Pictures in the data below are not part of the copy; transcribe everything else exactly.

··· Given data

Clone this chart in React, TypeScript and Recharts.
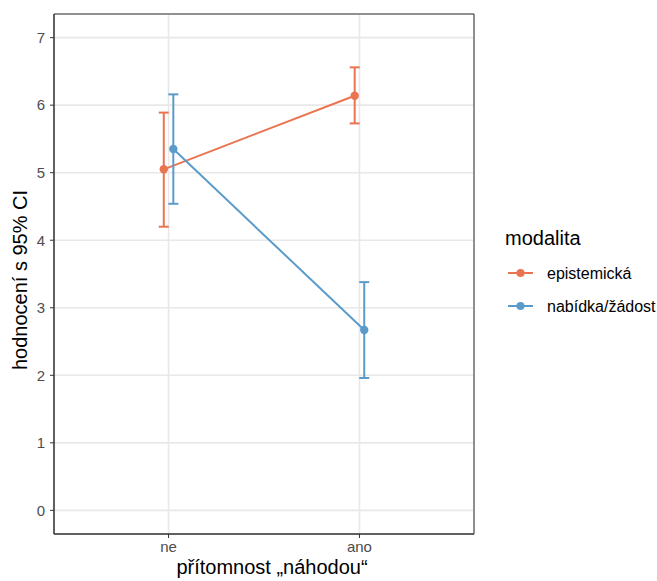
import { LineChart, Line, XAxis, YAxis, CartesianGrid, ErrorBar, ReferenceArea, Label } from "recharts"

const categories = ["ne", "ano"]
const yTicks = [0, 1, 2, 3, 4, 5, 6, 7]

const epistemickaMean = [5.05, 6.14]
const epistemickaLow = [4.2, 5.73]
const epistemickaHigh = [5.89, 6.56]

const nabidkaMean = [5.35, 2.67]
const nabidkaLow = [4.54, 1.96]
const nabidkaHigh = [6.16, 3.38]

const DODGE = 0.025
const ORANGE = "#EA7450"
const BLUE = "#5B9BCA"
const FONT = "'Liberation Sans', Arial, Helvetica, sans-serif"

const build = (mean: number[], low: number[], high: number[], shift: number) =>
  mean.map((m, i) => ({
    x: i + 1 + shift,
    y: m,
    err: [m - low[i], high[i] - m],
  }))

const epistemicka = build(epistemickaMean, epistemickaLow, epistemickaHigh, -DODGE)
const nabidka = build(nabidkaMean, nabidkaLow, nabidkaHigh, DODGE)

const legendItems = [
  { name: "epistemická", color: ORANGE },
  { name: "nabídka/žádost", color: BLUE },
]

export default function App() {
  const tickStyle = { fill: "#4D4D4D", fontSize: 15, fontFamily: FONT }
  return (
    <div style={{ position: "absolute", left: 0, top: 0, width: 657, height: 581, background: "#fff" }}>
      <LineChart width={657} height={581} margin={{ top: 14, right: 183, left: 0, bottom: 0 }}>
        <CartesianGrid stroke="#E8E8E8" strokeWidth={1.6} />
        <XAxis
          type="number"
          dataKey="x"
          domain={[0.4, 2.6]}
          ticks={[1, 2]}
          tickFormatter={(v: number) => categories[v - 1]}
          height={47}
          tick={tickStyle}
          tickSize={4}
          tickMargin={3}
          axisLine={{ stroke: "#333333" }}
          tickLine={{ stroke: "#333333" }}
          allowDataOverflow
        >
          <Label
            content={() => (
              <text x={272} y={574} textAnchor="middle" fontSize={20} fontFamily={FONT} fill="#000">
                přítomnost „náhodou“
              </text>
            )}
          />
        </XAxis>
        <YAxis
          type="number"
          domain={[-0.35, 7.35]}
          ticks={yTicks}
          width={54}
          tick={tickStyle}
          tickSize={4}
          tickMargin={5}
          axisLine={{ stroke: "#333333" }}
          tickLine={{ stroke: "#333333" }}
          allowDataOverflow
        >
          <Label
            content={() => (
              <text
                x={27}
                y={280}
                transform="rotate(-90 27 280)"
                textAnchor="middle"
                fontSize={20}
                fontFamily={FONT}
                fill="#000"
              >
                hodnocení s 95% CI
              </text>
            )}
          />
        </YAxis>
        <ReferenceArea x1={0.4} x2={2.6} y1={-0.35} y2={7.35} fill="none" stroke="#333333" strokeWidth={1} />
        <Line
          data={epistemicka}
          dataKey="y"
          stroke={ORANGE}
          strokeWidth={2}
          dot={{ r: 4.2, fill: ORANGE, stroke: ORANGE, strokeWidth: 0 }}
          activeDot={false}
          isAnimationActive={false}
        >
          <ErrorBar dataKey="err" width={5} stroke={ORANGE} strokeWidth={2} direction="y" />
        </Line>
        <Line
          data={nabidka}
          dataKey="y"
          stroke={BLUE}
          strokeWidth={2}
          dot={{ r: 4.2, fill: BLUE, stroke: BLUE, strokeWidth: 0 }}
          activeDot={false}
          isAnimationActive={false}
        >
          <ErrorBar dataKey="err" width={5} stroke={BLUE} strokeWidth={2} direction="y" />
        </Line>
      </LineChart>
      <svg width={180} height={120} style={{ position: "absolute", left: 490, top: 215 }}>
        <text x={15} y={30} fontSize={20} fontFamily={FONT} fill="#000">
          modalita
        </text>
        {legendItems.map((item, i) => (
          <g key={item.name} transform={`translate(0, ${58 + i * 33})`}>
            <line x1={18} x2={43} y1={0} y2={0} stroke={item.color} strokeWidth={2} />
            <circle cx={30.5} cy={0} r={4} fill={item.color} />
            <text x={57} y={5.5} fontSize={16} fontFamily={FONT} fill="#000">
              {item.name}
            </text>
          </g>
        ))}
      </svg>
    </div>
  )
}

······

__Solution to this exercise__
Clone this chart in React, TypeScript and Recharts.
import { LineChart, Line, XAxis, YAxis, CartesianGrid, ErrorBar, ReferenceArea, Label } from "recharts"

const categories = ["ne", "ano"]
const yTicks = [0, 1, 2, 3, 4, 5, 6, 7]

const epistemickaMean = [5.05, 6.14]
const epistemickaLow = [4.2, 5.73]
const epistemickaHigh = [5.89, 6.56]

const nabidkaMean = [5.35, 2.67]
const nabidkaLow = [4.54, 1.96]
const nabidkaHigh = [6.16, 3.38]

const DODGE = 0.025
const ORANGE = "#EA7450"
const BLUE = "#5B9BCA"
const FONT = "'Liberation Sans', Arial, Helvetica, sans-serif"

const build = (mean: number[], low: number[], high: number[], shift: number) =>
  mean.map((m, i) => ({
    x: i + 1 + shift,
    y: m,
    err: [m - low[i], high[i] - m],
  }))

const epistemicka = build(epistemickaMean, epistemickaLow, epistemickaHigh, -DODGE)
const nabidka = build(nabidkaMean, nabidkaLow, nabidkaHigh, DODGE)

const legendItems = [
  { name: "epistemická", color: ORANGE },
  { name: "nabídka/žádost", color: BLUE },
]

export default function App() {
  const tickStyle = { fill: "#4D4D4D", fontSize: 15, fontFamily: FONT }
  return (
    <div style={{ position: "absolute", left: 0, top: 0, width: 657, height: 581, background: "#fff" }}>
      <LineChart width={657} height={581} margin={{ top: 14, right: 183, left: 0, bottom: 0 }}>
        <CartesianGrid stroke="#E8E8E8" strokeWidth={1.6} />
        <XAxis
          type="number"
          dataKey="x"
          domain={[0.4, 2.6]}
          ticks={[1, 2]}
          tickFormatter={(v: number) => categories[v - 1]}
          height={47}
          tick={tickStyle}
          tickSize={4}
          tickMargin={3}
          axisLine={{ stroke: "#333333" }}
          tickLine={{ stroke: "#333333" }}
          allowDataOverflow
        >
          <Label
            content={() => (
              <text x={272} y={574} textAnchor="middle" fontSize={20} fontFamily={FONT} fill="#000">
                přítomnost „náhodou“
              </text>
            )}
          />
        </XAxis>
        <YAxis
          type="number"
          domain={[-0.35, 7.35]}
          ticks={yTicks}
          width={54}
          tick={tickStyle}
          tickSize={4}
          tickMargin={5}
          axisLine={{ stroke: "#333333" }}
          tickLine={{ stroke: "#333333" }}
          allowDataOverflow
        >
          <Label
            content={() => (
              <text
                x={27}
                y={280}
                transform="rotate(-90 27 280)"
                textAnchor="middle"
                fontSize={20}
                fontFamily={FONT}
                fill="#000"
              >
                hodnocení s 95% CI
              </text>
            )}
          />
        </YAxis>
        <ReferenceArea x1={0.4} x2={2.6} y1={-0.35} y2={7.35} fill="none" stroke="#333333" strokeWidth={1} />
        <Line
          data={epistemicka}
          dataKey="y"
          stroke={ORANGE}
          strokeWidth={2}
          dot={{ r: 4.2, fill: ORANGE, stroke: ORANGE, strokeWidth: 0 }}
          activeDot={false}
          isAnimationActive={false}
        >
          <ErrorBar dataKey="err" width={5} stroke={ORANGE} strokeWidth={2} direction="y" />
        </Line>
        <Line
          data={nabidka}
          dataKey="y"
          stroke={BLUE}
          strokeWidth={2}
          dot={{ r: 4.2, fill: BLUE, stroke: BLUE, strokeWidth: 0 }}
          activeDot={false}
          isAnimationActive={false}
        >
          <ErrorBar dataKey="err" width={5} stroke={BLUE} strokeWidth={2} direction="y" />
        </Line>
      </LineChart>
      <svg width={180} height={120} style={{ position: "absolute", left: 490, top: 215 }}>
        <text x={15} y={30} fontSize={20} fontFamily={FONT} fill="#000">
          modalita
        </text>
        {legendItems.map((item, i) => (
          <g key={item.name} transform={`translate(0, ${58 + i * 33})`}>
            <line x1={18} x2={43} y1={0} y2={0} stroke={item.color} strokeWidth={2} />
            <circle cx={30.5} cy={0} r={4} fill={item.color} />
            <text x={57} y={5.5} fontSize={16} fontFamily={FONT} fill="#000">
              {item.name}
            </text>
          </g>
        ))}
      </svg>
    </div>
  )
}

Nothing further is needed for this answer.